• **Stated exercise**
Return only the lines between the line holding "Give me the matplotlib source for this chart." and the line holding "computed_zorder=False)", the two boundary lines included, exactly as they appear.

• **Dataset rows**
^^^^^^^^

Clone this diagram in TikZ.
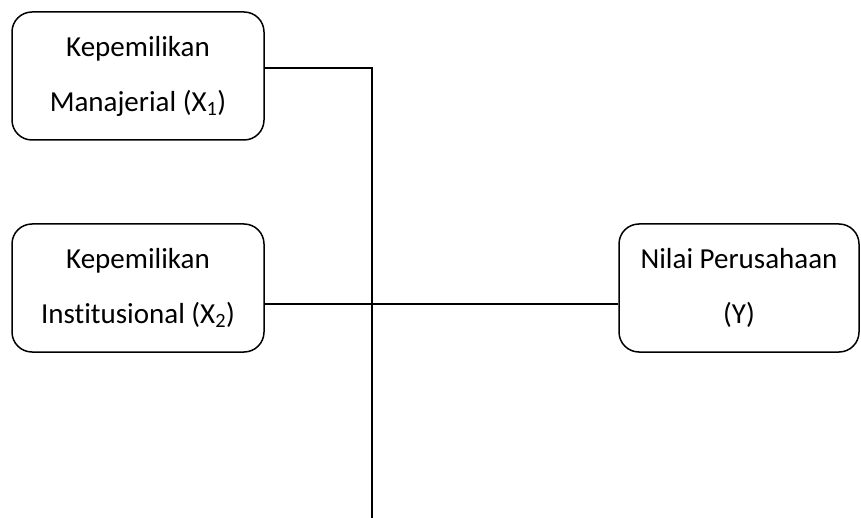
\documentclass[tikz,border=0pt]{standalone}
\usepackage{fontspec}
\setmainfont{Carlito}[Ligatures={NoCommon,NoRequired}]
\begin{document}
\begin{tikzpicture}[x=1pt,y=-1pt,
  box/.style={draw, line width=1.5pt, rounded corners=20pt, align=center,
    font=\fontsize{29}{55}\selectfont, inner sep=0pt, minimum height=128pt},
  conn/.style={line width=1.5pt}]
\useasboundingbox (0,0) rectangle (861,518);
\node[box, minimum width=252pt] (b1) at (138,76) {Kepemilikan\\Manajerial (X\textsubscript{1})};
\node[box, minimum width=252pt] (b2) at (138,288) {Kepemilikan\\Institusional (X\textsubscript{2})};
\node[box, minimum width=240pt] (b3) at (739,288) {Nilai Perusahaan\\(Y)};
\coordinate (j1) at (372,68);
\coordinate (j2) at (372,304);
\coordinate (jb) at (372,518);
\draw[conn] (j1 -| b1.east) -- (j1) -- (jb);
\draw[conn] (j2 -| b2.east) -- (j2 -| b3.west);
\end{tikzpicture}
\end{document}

^^^^^^^^

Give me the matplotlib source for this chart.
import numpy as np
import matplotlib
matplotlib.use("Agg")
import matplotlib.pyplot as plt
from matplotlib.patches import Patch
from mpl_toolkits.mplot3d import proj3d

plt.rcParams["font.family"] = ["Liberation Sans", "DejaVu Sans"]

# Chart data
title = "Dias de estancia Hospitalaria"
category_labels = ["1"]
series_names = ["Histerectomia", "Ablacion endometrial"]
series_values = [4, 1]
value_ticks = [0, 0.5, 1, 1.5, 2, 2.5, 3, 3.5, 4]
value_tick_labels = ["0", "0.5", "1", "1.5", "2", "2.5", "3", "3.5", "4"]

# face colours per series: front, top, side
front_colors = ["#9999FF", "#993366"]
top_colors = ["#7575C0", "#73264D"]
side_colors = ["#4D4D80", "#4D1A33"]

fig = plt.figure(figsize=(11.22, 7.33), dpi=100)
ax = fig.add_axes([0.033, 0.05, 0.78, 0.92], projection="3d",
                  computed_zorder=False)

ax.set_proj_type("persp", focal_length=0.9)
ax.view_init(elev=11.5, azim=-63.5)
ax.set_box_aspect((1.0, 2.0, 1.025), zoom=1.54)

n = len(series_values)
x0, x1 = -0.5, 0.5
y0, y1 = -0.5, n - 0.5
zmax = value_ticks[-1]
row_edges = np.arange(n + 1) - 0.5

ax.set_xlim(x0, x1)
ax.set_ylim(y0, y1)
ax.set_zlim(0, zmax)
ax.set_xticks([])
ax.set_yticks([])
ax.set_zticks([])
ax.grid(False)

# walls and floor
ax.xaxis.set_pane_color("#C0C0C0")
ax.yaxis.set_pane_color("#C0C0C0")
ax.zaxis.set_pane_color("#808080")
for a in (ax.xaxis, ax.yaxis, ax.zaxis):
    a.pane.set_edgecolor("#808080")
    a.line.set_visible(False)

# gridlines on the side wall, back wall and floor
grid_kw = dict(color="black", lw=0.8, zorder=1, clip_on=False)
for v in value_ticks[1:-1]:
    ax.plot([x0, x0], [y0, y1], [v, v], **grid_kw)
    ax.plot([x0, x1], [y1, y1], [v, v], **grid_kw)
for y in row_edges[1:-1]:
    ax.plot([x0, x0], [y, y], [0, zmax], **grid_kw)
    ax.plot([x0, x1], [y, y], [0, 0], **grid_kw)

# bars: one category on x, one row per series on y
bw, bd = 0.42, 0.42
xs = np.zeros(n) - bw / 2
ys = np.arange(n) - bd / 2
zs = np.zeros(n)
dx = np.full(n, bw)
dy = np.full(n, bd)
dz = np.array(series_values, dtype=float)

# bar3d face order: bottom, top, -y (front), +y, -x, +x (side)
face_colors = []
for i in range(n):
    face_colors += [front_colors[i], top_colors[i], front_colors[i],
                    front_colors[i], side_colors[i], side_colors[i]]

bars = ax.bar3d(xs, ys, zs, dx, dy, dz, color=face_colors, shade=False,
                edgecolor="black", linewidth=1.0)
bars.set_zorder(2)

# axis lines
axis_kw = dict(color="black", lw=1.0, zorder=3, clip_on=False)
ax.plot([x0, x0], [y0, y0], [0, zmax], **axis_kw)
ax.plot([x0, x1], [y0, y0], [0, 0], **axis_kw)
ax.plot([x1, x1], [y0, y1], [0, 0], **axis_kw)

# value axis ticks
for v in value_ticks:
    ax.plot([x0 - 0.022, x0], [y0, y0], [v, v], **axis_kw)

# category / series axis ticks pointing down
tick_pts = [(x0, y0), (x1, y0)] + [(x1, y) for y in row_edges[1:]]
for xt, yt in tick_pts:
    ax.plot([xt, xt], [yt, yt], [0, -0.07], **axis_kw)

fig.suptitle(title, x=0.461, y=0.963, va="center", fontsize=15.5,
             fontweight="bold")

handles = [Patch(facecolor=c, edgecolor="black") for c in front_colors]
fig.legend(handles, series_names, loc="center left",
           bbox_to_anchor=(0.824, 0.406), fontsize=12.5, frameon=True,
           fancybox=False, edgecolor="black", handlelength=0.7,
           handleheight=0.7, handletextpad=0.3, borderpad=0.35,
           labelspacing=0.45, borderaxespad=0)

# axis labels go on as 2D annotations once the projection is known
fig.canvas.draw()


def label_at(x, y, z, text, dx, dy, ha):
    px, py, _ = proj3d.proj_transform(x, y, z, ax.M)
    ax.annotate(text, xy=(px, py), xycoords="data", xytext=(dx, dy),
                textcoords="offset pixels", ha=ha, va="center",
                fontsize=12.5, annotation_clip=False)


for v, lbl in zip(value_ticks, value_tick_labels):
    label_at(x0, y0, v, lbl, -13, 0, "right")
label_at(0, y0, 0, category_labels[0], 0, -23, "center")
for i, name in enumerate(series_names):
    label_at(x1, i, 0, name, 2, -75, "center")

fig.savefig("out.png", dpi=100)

^^^^^^^^

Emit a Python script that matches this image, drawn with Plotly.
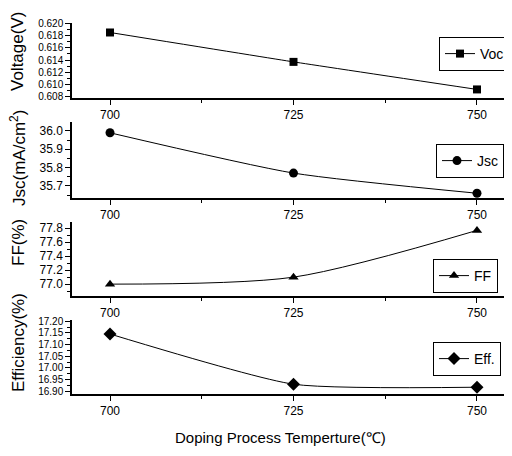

^^^^^^^^

• **Solution**
Give me the matplotlib source for this chart.
import numpy as np
import matplotlib
matplotlib.use("Agg")
import matplotlib.pyplot as plt
from matplotlib.patches import Patch
from mpl_toolkits.mplot3d import proj3d

plt.rcParams["font.family"] = ["Liberation Sans", "DejaVu Sans"]

# Chart data
title = "Dias de estancia Hospitalaria"
category_labels = ["1"]
series_names = ["Histerectomia", "Ablacion endometrial"]
series_values = [4, 1]
value_ticks = [0, 0.5, 1, 1.5, 2, 2.5, 3, 3.5, 4]
value_tick_labels = ["0", "0.5", "1", "1.5", "2", "2.5", "3", "3.5", "4"]

# face colours per series: front, top, side
front_colors = ["#9999FF", "#993366"]
top_colors = ["#7575C0", "#73264D"]
side_colors = ["#4D4D80", "#4D1A33"]

fig = plt.figure(figsize=(11.22, 7.33), dpi=100)
ax = fig.add_axes([0.033, 0.05, 0.78, 0.92], projection="3d",
                  computed_zorder=False)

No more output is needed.